UPDATE: Hamas announced today that it has released two U.S. hostages it had been holding for nearly two weeks, according to three people with knowledge of the matter.

GAZA STRIP — After days of tense negotiations involving U.S., Israeli and Qatari officials, Hamas has expressed a willingness to release women and children it holds captive. But the group acknowledged that it does not have custody of all the hostages seized in the attack on Israel 10 days ago, a diplomat with knowledge of the talks and a former U.S. official briefed on the matter said.

Some of the hostages are held by Palestinian Islamic Jihad, another group based in Gaza, the officials said, and others are held by “random Gaza citizen opportunists,” the former U.S. official said. Hamas, which controls Gaza, is trying to gain custody of all of the captives but says it cannot amid continued bombing, the sources said.

The sources spoke shortly after a senior Hamas official told NBC News’ Richard Engel that the group is willing to immediately release all civilian hostages — foreign and Israeli — if Israel stops its airstrikes on Gaza.

The Hamas official said the hostages could be released within the hour as long as Israel meets its terms. He claimed that there is no safe place to release them now.

Gershon Baskin, an Israeli activist who helped secure the release of captured Israeli soldier Gilad Shalit in 2011, noted that it is essentially the same message the Iranian Foreign Affairs Ministry put out Monday. “I think this is a false message, psychological warfare. It means nothing,” Baskin told NBC News.

He said he sees it as unrealistic, because “there are no guarantees that Israel will give that it won’t renew the fighting, and Hamas knows that.” Baskin said he thinks the only way an agreement could be reached would be if Hamas released women, children, the elderly and the sick in exchange for Palestinian women and minors held in Israel.

The U.S. has sent a team of intelligence specialists to help locate the hostages, Biden administration officials have said, but the chances of a successful military rescue are seen as remote. \

“We have 22 years of experience hunting people, and we’re really good at it,” said Christopher O’Leary, a former FBI official who retired this year after having run a multiagency U.S. government hostage recovery unit. But, he said, “there has not been a complex hostage situation like this in the modern era. It’s an active war zone filled with tunnels.”

Talks on the fate of the hostages have been ongoing “since day one,” said the diplomat, who asked not to be named because of the sensitivity of the issue. “In the early days, Hamas was pushing for an exchange of prisoners,” the diplomat said, “but they have finally accepted that wasn’t going to be the case.”

Hamas insists on keeping any member of the Israeli military captive, but it “appears to have understood that civilians will have to be released without a trade,” the diplomat added. “Discussions are ongoing and have been more positive recently, but no breakthrough yet.”

The former U.S. official said Hamas had not decided whether to release male civilians who are Israeli citizens and not dual passport holders.

Israel, which is preparing for a possible ground invasion of Gaza, steadfastly refuses to exchange prisoners for hostages, the sources said. 

A third source, a senior Western diplomat, portrayed the talks as tenuous.  “It’s clear there is a dialog between Hamas, Qatar and Israel, but ‘negotiations’ is probably an overstatement,” the diplomat said. “It’s a channel.
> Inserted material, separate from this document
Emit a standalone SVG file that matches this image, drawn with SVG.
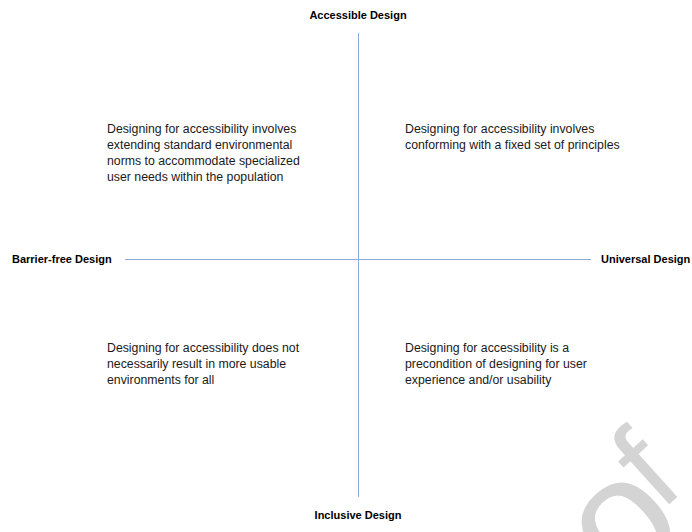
<svg xmlns="http://www.w3.org/2000/svg" width="692" height="532" viewBox="0 0 692 532">
  <style>
    .axis { stroke: #8eaadb; stroke-width: 1; fill: none; }
    .pole { font-family: "Liberation Sans", Arial, sans-serif; font-size: 11px; font-weight: bold; fill: #000; }
    .desc { font-family: "Liberation Sans", Arial, sans-serif; font-size: 12.3px; fill: #1a1a1a; }
    .mark { font-family: "Liberation Sans", Arial, sans-serif; fill: #d4d4d4; }
  </style>
  <rect width="692" height="532" fill="#fff"/>

  <!-- background mark -->
  <text class="mark" transform="translate(621,591) rotate(-42)"><tspan font-size="165">o</tspan><tspan font-size="125" dx="-9" dy="-32">f</tspan></text>

  <!-- axes -->
  <g id="connectors">
    <line class="axis" x1="358.5" y1="33" x2="358.5" y2="497"/>
    <line class="axis" x1="125" y1="259.5" x2="591" y2="259.5"/>
  </g>

  <!-- axis poles -->
  <g id="accessible"><text class="pole" x="358" y="19" text-anchor="middle">Accessible Design</text></g>
  <g id="barrier-free"><text class="pole" x="12" y="263">Barrier-free Design</text></g>
  <g id="universal"><text class="pole" x="601" y="263">Universal Design</text></g>
  <g id="inclusive"><text class="pole" x="358" y="519" text-anchor="middle">Inclusive Design</text></g>

  <!-- quadrant descriptions -->
  <g id="q-top-left">
    <text class="desc" x="107" y="133">Designing for accessibility involves</text>
    <text class="desc" x="107" y="149">extending standard environmental</text>
    <text class="desc" x="107" y="165">norms to accommodate specialized</text>
    <text class="desc" x="107" y="181">user needs within the population</text>
  </g>
  <g id="q-top-right">
    <text class="desc" x="405" y="133">Designing for accessibility involves</text>
    <text class="desc" x="405" y="149">conforming with a fixed set of principles</text>
  </g>
  <g id="q-bottom-left">
    <text class="desc" x="107" y="352">Designing for accessibility does not</text>
    <text class="desc" x="107" y="368">necessarily result in more usable</text>
    <text class="desc" x="107" y="384">environments for all</text>
  </g>
  <g id="q-bottom-right">
    <text class="desc" x="405" y="352">Designing for accessibility is a</text>
    <text class="desc" x="405" y="368">precondition of designing for user</text>
    <text class="desc" x="405" y="384">experience and/or usability</text>
  </g>
</svg>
Qatar has more leverage than anyone else but not as much as they’d like.”

Underscoring the complexity of the situation, Hamas’ chief hostage negotiator, Osama Mazini, was killed in an Israeli airstrike this week, the Israel Defense Forces said in a statement. And hundreds of Palestinians were reported killed after an explosion at a Gaza hospital.

President Joe Biden will be the first world leader with citizens among the hostages to visit Israel on Wednesday. Others, including German Chancellor Olaf Scholz and British Prime Minister Rishi Sunak, are set to follow. 
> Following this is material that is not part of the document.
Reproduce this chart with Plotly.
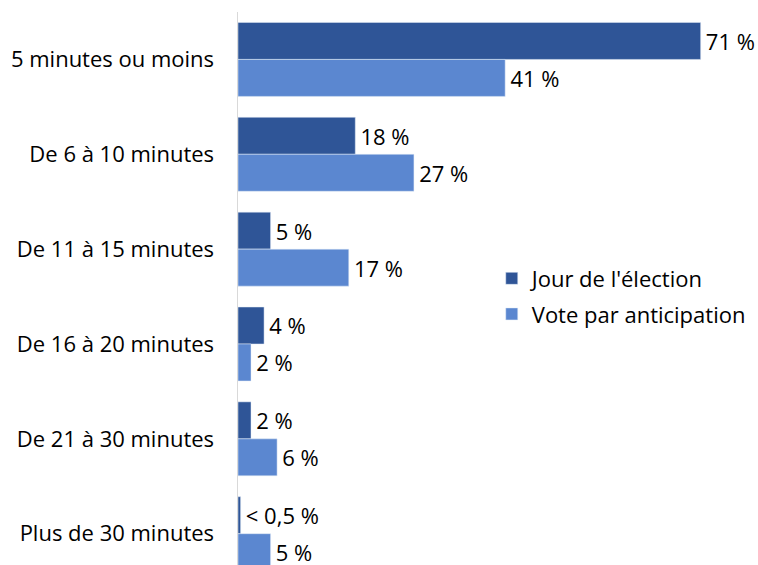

A British official confirmed Sunak has asked the emir of Qatar, Sheik Tamim bin Hamad al-Thani, to help secure the hostages’ release.

Since the crisis began, “Qatari officials have been in touch with Hamas almost every day at varying levels,” said the diplomat with knowledge of the talks.

For many years, Qatar has played interlocutor with Hamas, allowing its political wing to set up an office in the capital, Doha. Under an agreement among Qatar, Israel and Hamas, millions of dollars in humanitarian aid are sent to Gaza.

But even the Qataris failed to predict the Hamas attack on Israel 10 days ago, a Western diplomat said.

“The Qataris have been pretty burnt by this whole thing,” the diplomat said. “They were invested in their role being able to talk to everyone and in Hamas becoming a more moderate organization.”